Reputation: 615
I tried to make a assembly program that took one number, and then printed it. But when I wrote 1, it wrote 4171. Why, and how can I fix it? I am using 64 bit assembly, I assembled it with nasm -f macho64 scanf.asm
, and I linked it with gcc -o scanf scanf.o -Wl,-no-pie
. And I've tried to use square brackets around number in the scan macro (for a pointer to the varible number), but nasm mach-o didn't allow it, so I didn't do that.
Here is my code:
; lib.asm
extern _printf
extern _scanf
%macro print 2
push rbp
mov rdi, %1
mov rsi, %2
xor rax, rax
call _printf
pop rbp
%endmacro
%macro scan 2
push rbp
mov rdi, %1
mov rsi, %2
mov rax, 0
call _scanf
pop rbp
%endmacro
; scanf.asm
%INCLUDE "lib.asm"
section .bss
number resd 1
section .text
global _main
_main:
print str_out, qst
scan int_in, number
print ans, number
exit:
mov rax, 0x2000001
xor rbx, rbx
syscall
section .data
str_out db '%s', 0xa, 0
int_in db '%d', 0
int_out db '%d', 0xa, 0
qst db 'Enter a number: ', 0
ans db 'You wrote: %d', 0xa, 0
Upvotes: 1
Views: 202
Reputation: 47573
The macro to print the answer is incorrect.
print ans, number
When the macro is expanded you'd get:
push rbp
mov rdi, ans ; RDI = Address of ans
mov rsi, number ; RSI = Address of number
xor rax, rax
call _printf
pop rbp
I have commented the 2 lines above and their meaning. A format string of 'You wrote: %d'
says to print an integer. You have passed it the address of number
instead. To resolve this get the 32-bit value from number
and place it in an available register and pass that register to your macro.

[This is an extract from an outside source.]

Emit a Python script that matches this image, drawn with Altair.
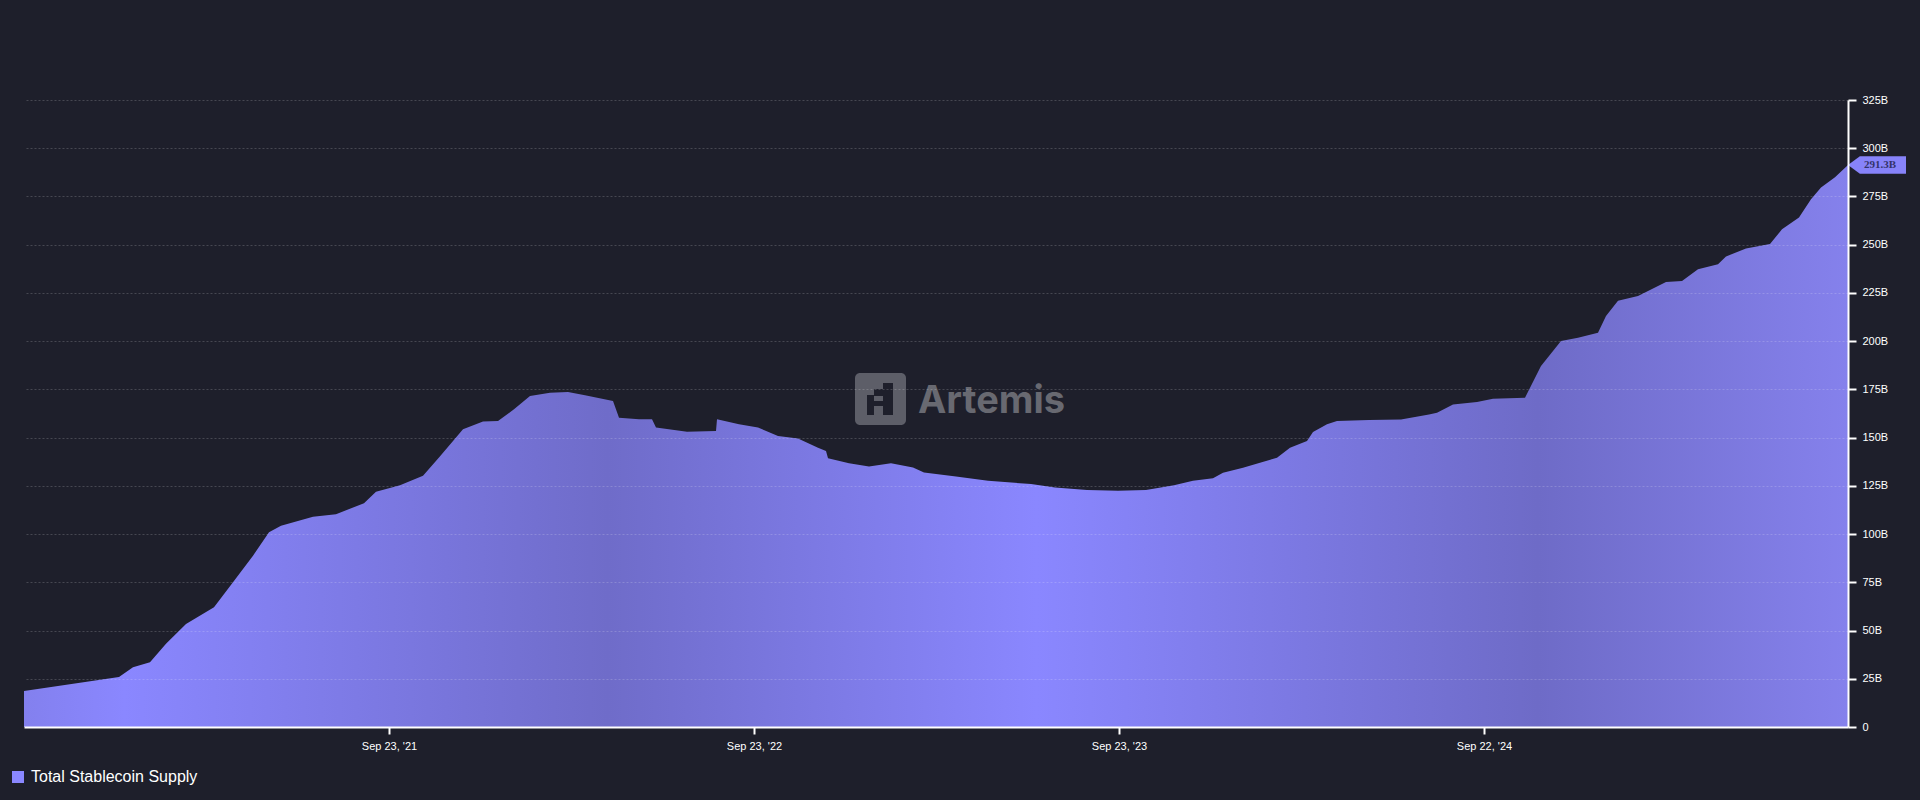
import altair as alt
import pandas as pd
import jinja2

# ---- data ----
dates = [
    "2020-09-23", "2020-12-27", "2021-01-10", "2021-01-27", "2021-02-12", "2021-03-04",
    "2021-04-01", "2021-04-20", "2021-05-10", "2021-05-26", "2021-06-07", "2021-07-09",
    "2021-08-01", "2021-08-29", "2021-09-10", "2021-10-04", "2021-10-27", "2021-11-12",
    "2021-12-06", "2021-12-26", "2022-01-10", "2022-01-26", "2022-02-11", "2022-03-03",
    "2022-03-21", "2022-04-07", "2022-05-05", "2022-05-11", "2022-05-31", "2022-06-13",
    "2022-06-17", "2022-07-18", "2022-08-16", "2022-08-17", "2022-09-08", "2022-09-27",
    "2022-10-17", "2022-11-06", "2022-11-26", "2022-12-04", "2022-12-06", "2022-12-27",
    "2023-01-16", "2023-02-07", "2023-03-01", "2023-03-12", "2023-04-13", "2023-05-15",
    "2023-06-27", "2023-07-21", "2023-08-22", "2023-09-22", "2023-10-20", "2023-11-17",
    "2023-12-06", "2023-12-26", "2024-01-05", "2024-01-25", "2024-02-11", "2024-02-28",
    "2024-03-12", "2024-03-29", "2024-04-04", "2024-04-18", "2024-04-28", "2024-05-30",
    "2024-07-01", "2024-07-29", "2024-08-06", "2024-08-22", "2024-09-15", "2024-10-01",
    "2024-11-02", "2024-11-18", "2024-12-08", "2024-12-25", "2025-01-14", "2025-01-22",
    "2025-02-03", "2025-02-23", "2025-03-23", "2025-04-08", "2025-04-24", "2025-05-14",
    "2025-05-22", "2025-06-11", "2025-07-05", "2025-07-17", "2025-08-03", "2025-08-15",
    "2025-08-25", "2025-09-08", "2025-09-21",
]
supply = [
    18.6, 25.9, 31.0, 33.6, 43.1, 53.4,
    62.1, 75.0, 88.8, 100.9, 104.3, 109.0,
    110.3, 116.0, 121.9, 125.3, 130.2, 139.7,
    154.3, 158.3, 158.6, 164.7, 171.6, 173.3,
    173.6, 171.9, 169.0, 160.3, 159.5, 159.5,
    155.2, 153.1, 153.4, 159.5, 156.9, 155.2,
    150.9, 149.5, 144.8, 143.1, 139.3, 136.7,
    135.0, 136.7, 134.5, 131.9, 129.8, 127.6,
    125.9, 124.1, 122.8, 122.4, 122.8, 125.3,
    127.6, 129.0, 131.8, 134.4, 137.0, 139.6,
    144.8, 148.3, 152.9, 156.9, 158.6, 159.1,
    159.4, 162.0, 162.9, 167.2, 168.4, 170.2,
    170.7, 187.1, 200.1, 201.8, 204.4, 213.1,
    220.9, 223.4, 230.7, 231.2, 237.3, 239.9,
    243.9, 248.0, 250.3, 258.0, 264.1, 273.6,
    279.7, 284.9, 291.3,
]
series_name = "Total Stablecoin Supply"
y_tick_values = [0, 25, 50, 75, 100, 125, 150, 175, 200, 225, 250, 275, 300, 325]
x_tick_dates = [(2021, 9, 23), (2022, 9, 23), (2023, 9, 23), (2024, 9, 22)]
x_domain = [(2020, 9, 23), (2025, 9, 21)]
watermark_text = "Artemis"

BG = "#1e1f2b"
FONT = "Liberation Sans"

# page template with a dark page background (so the 8px body margin is dark too)
PAGE = jinja2.Template("""<!DOCTYPE html>
<html>
<head>
<meta charset="utf-8">
<style>
  html, body { background: """ + BG + """; }
  #{{ output_div }}.vega-embed { width: 100%; display: flex; }
</style>
<script type="text/javascript" src="{{ base_url }}/vega@{{ vega_version }}"></script>
<script type="text/javascript" src="{{ base_url }}/vega-lite@{{ vegalite_version }}"></script>
<script type="text/javascript" src="{{ base_url }}/vega-embed@{{ vegaembed_version }}"></script>
</head>
<body>
<div id="{{ output_div }}"></div>
<script>
  (function(vegaEmbed) {
    var spec = {{ spec }};
    var embedOpt = {{ embed_options }};
    vegaEmbed("#{{ output_div }}", spec, embedOpt).catch(function(err) {
      document.getElementById("{{ output_div }}").innerHTML = String(err);
    });
  })(vegaEmbed);
</script>
</body>
</html>
""")

df = pd.DataFrame({
    "date": [d + "T00:00:00" for d in dates],
    "supply": supply,
    "series": series_name,
})
last = df.iloc[[-1]].copy()
last["label"] = [f"{v:.1f}B" for v in last["supply"]]

x_enc = alt.X(
    "date:T",
    title=None,
    scale=alt.Scale(domain=[alt.DateTime(year=y, month=m, date=d) for y, m, d in x_domain], nice=False),
    axis=alt.Axis(
        values=[alt.DateTime(year=y, month=m, date=d) for y, m, d in x_tick_dates],
        format="%b %d, '%y",
        grid=False,
        domainColor="#ffffff",
        domainWidth=2,
        tickColor="#ffffff",
        tickWidth=2,
        tickSize=7,
        labelColor="#ffffff",
        labelFont=FONT,
        labelFontSize=11,
        labelPadding=6,
        zindex=1,
    ),
)
y_enc = alt.Y(
    "supply:Q",
    title=None,
    scale=alt.Scale(domain=[0, 325], nice=False),
    axis=alt.Axis(
        orient="right",
        values=y_tick_values,
        labelExpr="datum.value == 0 ? '0' : datum.value + 'B'",
        grid=True,
        gridColor="#ffffff",
        gridOpacity=0.18,
        gridDash=[2, 2],
        gridWidth=1,
        domainColor="#ffffff",
        domainWidth=2,
        tickColor="#ffffff",
        tickWidth=2,
        tickSize=8,
        labelColor="#ffffff",
        labelFont=FONT,
        labelFontSize=11,
        labelPadding=6,
        zindex=1,
    ),
)

gradient = alt.Gradient(
    gradient="linear",
    x1=0, x2=1, y1=0, y2=0,
    stops=[
        alt.GradientStop(offset=0.0, color="#8380ee"),
        alt.GradientStop(offset=0.055, color="#8a87ff"),
        alt.GradientStop(offset=0.32, color="#6f6cc9"),
        alt.GradientStop(offset=0.555, color="#8a87ff"),
        alt.GradientStop(offset=0.83, color="#6e6bc7"),
        alt.GradientStop(offset=1.0, color="#8581ec"),
    ],
)

area = alt.Chart(df).mark_area(fill=gradient, interpolate="linear").encode(x=x_enc, y=y_enc)

legend_layer = alt.Chart(last).mark_square(opacity=0).encode(
    x=alt.X("date:T"),
    y=alt.Y("supply:Q"),
    color=alt.Color(
        "series:N",
        scale=alt.Scale(range=["#8a87ff"]),
        legend=alt.Legend(
            title=None,
            orient="none",
            legendX=-14,
            legendY=669,
            symbolType="square",
            symbolSize=144,
            symbolOpacity=1,
            symbolStrokeWidth=0,
            labelColor="#ffffff",
            labelFont=FONT,
            labelFontSize=16,
            labelOffset=5,
            labelLimit=600,
            padding=0,
        ),
    ),
)

tag = alt.Chart(last).mark_point(
    shape="M -1 0 L -0.59 -0.3 L 1 -0.3 L 1 0.3 L -0.59 0.3 Z",
    filled=True,
    size=3364,
    color="#8783fa",
    opacity=1,
    strokeWidth=0,
    xOffset=29,
).encode(x=alt.X("date:T"), y=alt.Y("supply:Q"))

tag_text = alt.Chart(last).mark_text(
    font="Liberation Serif",
    fontWeight="bold",
    fontSize=11,
    color="#33336a",
    dx=32,
    align="center",
    baseline="middle",
).encode(x=alt.X("date:T"), y=alt.Y("supply:Q"), text="label:N")

one = pd.DataFrame({"k": [0]})
wm_box = alt.Chart(one).mark_rect(color="#5d5e68", cornerRadius=5).encode(
    x=alt.value(831), x2=alt.value(882), y=alt.value(273), y2=alt.value(325)
)
wm_glyph_parts = [
    (843, 850, 295, 315),
    (859, 869, 283, 315),
    (850, 859, 301, 306),
    (850, 859, 289, 296),
]
glyph_df = pd.DataFrame(wm_glyph_parts, columns=["x0", "x1", "y0", "y1"])
wm_glyph = alt.Chart(glyph_df).mark_rect(color=BG).encode(
    x=alt.X("x0:Q", scale=None), x2="x1:Q", y=alt.Y("y0:Q", scale=None), y2="y1:Q"
)
wm_text = alt.Chart(one).mark_text(
    text=watermark_text,
    font="Inter",
    fontWeight="bold",
    fontSize=38,
    color="#686971",
    align="left",
    baseline="alphabetic",
).encode(x=alt.value(894), y=alt.value(313))

chart = (
    alt.layer(area, wm_box, wm_glyph, wm_text, legend_layer, tag, tag_text)
    .properties(
        width=1824,
        height=627,
        background=BG,
        padding={"left": 2, "top": 86, "right": 3, "bottom": 0},
    )
    .configure_view(strokeWidth=0)
)

chart.save("out.html", embed_options={"renderer": "svg", "actions": False}, template=PAGE)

To do this you can replace:
print ans, number
With:
mov eax, [rel number] ; Get the 32-bit number from number and store in eax
; Using RIP relative addressing
print ans, rax ; Print the 32-bit word in the bottom half of RAX.
That would expand to:
push rbp
mov rdi, ans ; RDI = Address of ans
mov rsi, rax ; RSI = number to print in RAX
xor rax, rax
call _printf
pop rbp
Note: We use mov eax, [rel number]
with the rel
directive to change the default absolute address behavior to RIP relative addressing. If you wish to use mov eax, [number]
and avoid having to specify rel
you can override the default addressing and place default rel
at the top of your assembly file. The default is default abs
.
You may ask why I suggested:
mov eax, [rel number] ; Get the 32-bit number from number and store in eax
; Using RIP relative addressing
print ans, rax ; Print the 32-bit word in the bottom half of RAX.
Rather than:
print ans, [rel number]
Ultimately the macro would have attempted to do this:
mov rsi, [rel number] ; Get the 64-bit number from number and store in RDI
You defined number
this way:
number resd 1
This is a 32-bit value, not 64-bit. mov rsi, [rel number]
would have attempted to move 8 bytes from the memory location number
into RSI. This will likely cause no issues in your sample code but it is considered bad form. I consider it a bug despite the fact that it may work.